Global uncertainties, mostly the US – China trade tensions are drawing more international real estate investors’ interest to Southeast Asian countries, with Vietnam’s industrial sector a key focal point. 
Vietnam's industrial real estate draws foreign investors. Photo: JLL
Vietnam's industrial real estate draws foreign investors. Photo: JLL

Accordingly, geopolitical uncertainty, free trade agreements, and rising middle class would be major factors catching more foreign investors’ interests, according to JLL, a leading professional services firm that specializes in real estate and investment management. 

“The current trade tensions have led commentators to believe that Vietnam will benefit as companies look to redirect their supply chains to Southeast Asian countries,” said Khanh Nguyen, Senior Director, Capital Markets, JLL Vietnam.

Vietnam posted US$9.1 billion worth of disbursement for foreign direct investment (FDI) in the first half of 2019, up 8% on year. Meanwhile, the number of newly registered projects hit 1,723 worth US$7.41 billion, up 63% on year in terms of quantity, according to the Ministry of Planning and Investment. 

A series of free trade agreements the country has signed over the past years, such as the Comprehensive and Progressive Agreement for Trans-Pacific Partnership (CPTPP) and the EU-Vietnam Free Trade Agreement (EVFTA) would be factors driving Vietnam’s economy forward. 

Meanwhile, the rising middle class and large labor force have resulted in growing demand for consumer goods. 

Khanh Nguyen, Senior Director, Capital Markets, JLL Vietnam. Photo: JLL
Khanh Nguyen, Senior Director, Capital Markets, JLL Vietnam. Photo: JLL

“Much of Vietnam’s strong growth is underpinned by fundamentals such as a young population and a big middle class with increasing domestic consumption,” Khanh said. “The manufacturing industry has been a significant driver of growth this year.” 

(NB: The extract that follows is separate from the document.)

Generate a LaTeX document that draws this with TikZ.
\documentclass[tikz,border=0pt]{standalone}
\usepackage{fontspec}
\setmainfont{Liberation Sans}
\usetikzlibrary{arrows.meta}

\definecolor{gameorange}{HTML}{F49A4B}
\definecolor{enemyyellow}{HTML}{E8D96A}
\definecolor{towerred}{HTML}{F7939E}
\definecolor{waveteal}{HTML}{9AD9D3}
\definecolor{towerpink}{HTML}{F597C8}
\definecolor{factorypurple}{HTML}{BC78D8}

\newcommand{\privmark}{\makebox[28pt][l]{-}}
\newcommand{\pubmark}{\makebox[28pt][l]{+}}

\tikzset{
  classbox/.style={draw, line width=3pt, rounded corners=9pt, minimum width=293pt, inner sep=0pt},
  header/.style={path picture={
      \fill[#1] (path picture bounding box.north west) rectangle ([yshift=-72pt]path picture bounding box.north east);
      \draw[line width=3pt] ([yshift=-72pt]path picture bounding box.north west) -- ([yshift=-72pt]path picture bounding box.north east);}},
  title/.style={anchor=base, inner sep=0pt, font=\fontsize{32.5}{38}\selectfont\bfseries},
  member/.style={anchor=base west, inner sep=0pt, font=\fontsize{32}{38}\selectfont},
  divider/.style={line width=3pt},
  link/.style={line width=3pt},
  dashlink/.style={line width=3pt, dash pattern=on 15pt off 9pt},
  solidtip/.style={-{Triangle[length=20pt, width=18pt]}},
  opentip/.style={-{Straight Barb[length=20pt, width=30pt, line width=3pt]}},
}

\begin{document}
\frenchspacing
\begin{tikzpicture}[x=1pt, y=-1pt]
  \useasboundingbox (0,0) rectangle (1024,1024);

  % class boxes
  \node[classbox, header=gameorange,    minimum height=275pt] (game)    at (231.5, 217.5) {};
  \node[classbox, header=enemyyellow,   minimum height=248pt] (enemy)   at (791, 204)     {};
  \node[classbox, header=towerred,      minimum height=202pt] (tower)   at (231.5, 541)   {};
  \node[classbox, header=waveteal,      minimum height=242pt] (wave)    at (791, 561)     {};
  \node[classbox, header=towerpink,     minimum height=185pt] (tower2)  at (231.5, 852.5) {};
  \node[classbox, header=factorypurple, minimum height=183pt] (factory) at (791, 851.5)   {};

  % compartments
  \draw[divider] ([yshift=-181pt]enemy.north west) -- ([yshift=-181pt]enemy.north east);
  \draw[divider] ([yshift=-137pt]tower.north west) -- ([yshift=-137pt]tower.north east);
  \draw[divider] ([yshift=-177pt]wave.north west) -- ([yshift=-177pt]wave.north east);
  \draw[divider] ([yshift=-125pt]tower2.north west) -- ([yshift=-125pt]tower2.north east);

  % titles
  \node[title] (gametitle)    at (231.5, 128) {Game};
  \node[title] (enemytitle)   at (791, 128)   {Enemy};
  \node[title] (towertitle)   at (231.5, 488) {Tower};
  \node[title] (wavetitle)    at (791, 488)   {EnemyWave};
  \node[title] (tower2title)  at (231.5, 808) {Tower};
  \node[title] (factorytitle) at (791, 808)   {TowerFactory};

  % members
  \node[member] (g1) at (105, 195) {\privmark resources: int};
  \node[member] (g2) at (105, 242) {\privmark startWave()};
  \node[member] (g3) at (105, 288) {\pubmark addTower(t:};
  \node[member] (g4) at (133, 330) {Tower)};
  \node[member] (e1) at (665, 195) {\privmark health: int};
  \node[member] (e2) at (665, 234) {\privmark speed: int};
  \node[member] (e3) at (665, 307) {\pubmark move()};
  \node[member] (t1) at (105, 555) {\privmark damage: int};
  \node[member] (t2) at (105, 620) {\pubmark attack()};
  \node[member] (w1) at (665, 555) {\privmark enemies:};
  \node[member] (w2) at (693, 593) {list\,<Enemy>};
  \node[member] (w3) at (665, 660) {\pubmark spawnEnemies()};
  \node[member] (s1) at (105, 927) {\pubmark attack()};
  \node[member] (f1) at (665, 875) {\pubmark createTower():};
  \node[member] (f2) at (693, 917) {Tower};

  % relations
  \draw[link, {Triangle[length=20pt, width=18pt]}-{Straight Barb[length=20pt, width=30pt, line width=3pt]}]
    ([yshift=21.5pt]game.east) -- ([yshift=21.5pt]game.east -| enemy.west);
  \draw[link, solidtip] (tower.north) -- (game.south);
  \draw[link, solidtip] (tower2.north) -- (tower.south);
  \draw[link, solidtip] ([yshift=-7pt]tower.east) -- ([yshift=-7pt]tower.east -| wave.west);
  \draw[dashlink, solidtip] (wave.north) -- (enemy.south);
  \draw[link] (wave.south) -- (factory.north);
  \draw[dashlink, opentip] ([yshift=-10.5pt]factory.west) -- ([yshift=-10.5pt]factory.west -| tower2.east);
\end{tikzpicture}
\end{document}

Regarding geographic position, JLL has analyzed that the yield of Vietnam’s industrial property sector varies around 11-12%, the highest in Southeast Asia.

A report by JLL showed that an additional area of 18,116 ha of industrial land would be added to the supply of industrial property in the northern key economic zone by end-2020, offering investors with abundant stock after 2019.

Manufacturing shift 

Industrial and logistics assets in particular are attracted interest as companies look to shift manufacturing away from China to avoid US tariffs. The average price for industrial land in Southern Vietnam is at US$95 per square meter per lease term, up 15.8% from a year ago, according to a JLL report. 

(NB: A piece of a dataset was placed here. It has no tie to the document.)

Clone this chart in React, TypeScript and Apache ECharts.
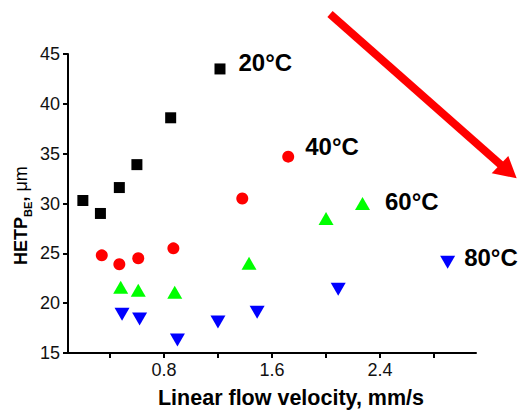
import React, { useEffect, useRef } from "react";
import * as echarts from "echarts";

const seriesNames = ["20°C", "40°C", "60°C", "80°C"];
const x20 = [0.2, 0.33, 0.47, 0.6, 0.85, 1.215];
const y20 = [30.3, 29.0, 31.6, 33.9, 38.6, 43.5];
const x40 = [0.34, 0.47, 0.61, 0.87, 1.38, 1.72];
const y40 = [24.8, 23.9, 24.5, 25.5, 30.5, 34.7];
const x60 = [0.48, 0.61, 0.88, 1.43, 2.0, 2.27];
const y60 = [21.6, 21.3, 21.1, 24.0, 28.5, 30.0];
const x80 = [0.49, 0.62, 0.9, 1.2, 1.49, 2.09, 2.9];
const y80 = [18.9, 18.4, 16.3, 18.1, 19.1, 21.4, 24.1];
const xTickValues = [0.4, 0.8, 1.2, 1.6, 2.0, 2.4, 2.8];
const xLabelValues = [0.8, 1.6, 2.4];
const xTitle = "Linear flow velocity, mm/s";
const yTitleMain = "HETP";
const yTitleSub = "BE";
const yTitleUnit = "μm";

const FONT = '"Liberation Sans", Arial, Helvetica, sans-serif';

const styles = [
  { color: "#000000", symbol: "rect", size: 11, rotate: 0, dist: 13, offset: [0, -6] },
  { color: "#ff0000", symbol: "circle", size: 12, rotate: 0, dist: 11, offset: [0, -10] },
  { color: "#00ff00", symbol: "triangle", size: [15, 13], rotate: 0, dist: 15, offset: [0, -2] },
  { color: "#0000ff", symbol: "triangle", size: [15, 13], rotate: 180, dist: 9, offset: [0, -5] },
];

function buildData(xs: number[], ys: number[], name: string, st: any) {
  return xs.map((x, i) => {
    const d: any = { value: [x, ys[i]] };
    if (i === xs.length - 1) {
      d.label = {
        show: true,
        formatter: name,
        position: "right",
        distance: st.dist,
        offset: st.offset,
        fontSize: 24,
        fontWeight: "bold",
        fontFamily: FONT,
        color: "#000",
      };
    }
    return d;
  });
}

export default function App() {
  const ref = useRef<HTMLDivElement>(null);
  useEffect(() => {
    if (!ref.current) return;
    const chart = echarts.init(ref.current, null, { renderer: "svg" });
    const xs = [x20, x40, x60, x80];
    const ys = [y20, y40, y60, y80];
    const series = seriesNames.map((n, k) => {
      const st = styles[k];
      return {
        name: n,
        type: "scatter",
        symbol: st.symbol,
        symbolSize: st.size,
        symbolRotate: st.rotate,
        itemStyle: { color: st.color, opacity: 1 },
        data: buildData(xs[k], ys[k], n, st),
        z: 3,
      };
    });
    chart.setOption({
      animation: false,
      backgroundColor: "#ffffff",
      textStyle: { fontFamily: FONT },
      grid: { left: 68, right: 43, top: 54, bottom: 57, containLabel: false },
      xAxis: {
        type: "value",
        min: 0.09,
        max: 3.11,
        splitLine: { show: false },
        axisLine: { show: true, onZero: false, lineStyle: { color: "#000", width: 2 } },
        axisTick: { show: true, inside: false, length: 5, customValues: xTickValues, lineStyle: { color: "#000", width: 2 } },
        axisLabel: {
          customValues: xLabelValues,
          formatter: (v: number) => v.toFixed(1),
          fontSize: 18,
          color: "#111",
          margin: 8,
          fontFamily: FONT,
        },
      },
      yAxis: {
        type: "value",
        min: 15,
        max: 45,
        interval: 5,
        splitLine: { show: false },
        axisLine: { show: true, onZero: false, lineStyle: { color: "#000", width: 2 } },
        axisTick: { show: true, inside: false, length: 5, lineStyle: { color: "#000", width: 2 } },
        axisLabel: { fontSize: 18, color: "#111", margin: 8, fontFamily: FONT },
      },
      graphic: [
        {
          type: "text",
          x: 291,
          y: 397.5,
          style: {
            text: xTitle,
            fontSize: 21.5,
            fontWeight: "bold",
            fontFamily: FONT,
            fill: "#000",
            align: "center",
            verticalAlign: "middle",
          },
        },
        {
          type: "group",
          x: 21,
          y: 265,
          rotation: Math.PI / 2,
          children: [
            {
              type: "text",
              x: 0,
              y: 0,
              style: { text: yTitleMain, fontSize: 18, fontWeight: "bold", fontFamily: FONT, fill: "#000", align: "left", verticalAlign: "middle" },
            },
            {
              type: "text",
              x: 48,
              y: 6.5,
              style: { text: yTitleSub, fontSize: 11, fontWeight: "bold", fontFamily: FONT, fill: "#000", align: "left", verticalAlign: "middle" },
            },
            {
              type: "text",
              x: 63.5,
              y: 0,
              style: { text: ",", fontSize: 18, fontWeight: "bold", fontFamily: FONT, fill: "#000", align: "left", verticalAlign: "middle" },
            },
            {
              type: "text",
              x: 73.5,
              y: 0,
              style: { text: yTitleUnit, fontSize: 18, fontWeight: "normal", fontFamily: FONT, fill: "#000", align: "left", verticalAlign: "middle" },
            },
          ],
        },
        {
          type: "line",
          shape: { x1: 330, y1: 14, x2: 501, y2: 165 },
          style: { stroke: "#ff0000", lineWidth: 8 },
          z: 10,
        },
        {
          type: "polygon",
          shape: { points: [[516.7, 178.3], [491.7, 173.3], [508.3, 156]] },
          style: { fill: "#ff0000" },
          z: 10,
        },
      ],
      series,
    });
    return () => chart.dispose();
  }, []);
  return <div ref={ref} style={{ width: 519, height: 410, position: "absolute", left: 0, top: 0 }} />;
}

“Investors are actively looking into joint ventures with local industrial developers, or the acquisition of land bank and operating assets,” says Khanh. “There has always been a strong demand for industrial spaces as companies have long been attracted to Vietnam’s high productivity and low labor costs. But the US-China trade tension has accelerated the urgency for businesses to relocate.” 

As a result, Sharp has announced plans to build a new plant in Vietnam, while American shoe company Brooks Running is moving its production from China to its southern neighbor. 

Apple supplier Foxconn has expanded its presence in Vietnam, acquiring a local component manufacturer in July after getting the rights to use a factory in February. Even Chinese manufacturers are considering Vietnam – nearly 70% of 33 Chinese companies surveyed which are looking to expand overseas are choosing Vietnam as a base, according to research from Nikkei Asian Review. 

But manufacturers who moved to Vietnam have groused about the headache of finding enough skilled workers and an adequate and sophisticated enough supply chain that manufacturers are used to in China, Khanh said, adding that infrastructure could struggle to keep up as more manufacturing business gets diverted to Vietnam. 

“Many infrastructure projects in Vietnam face delays due to land compensation and funding. To attract more foreign investment, reap the benefits of companies moving here and stay ahead of the curve, Vietnam would need to improve its infrastructure network and the process of cross border trading,” she noted.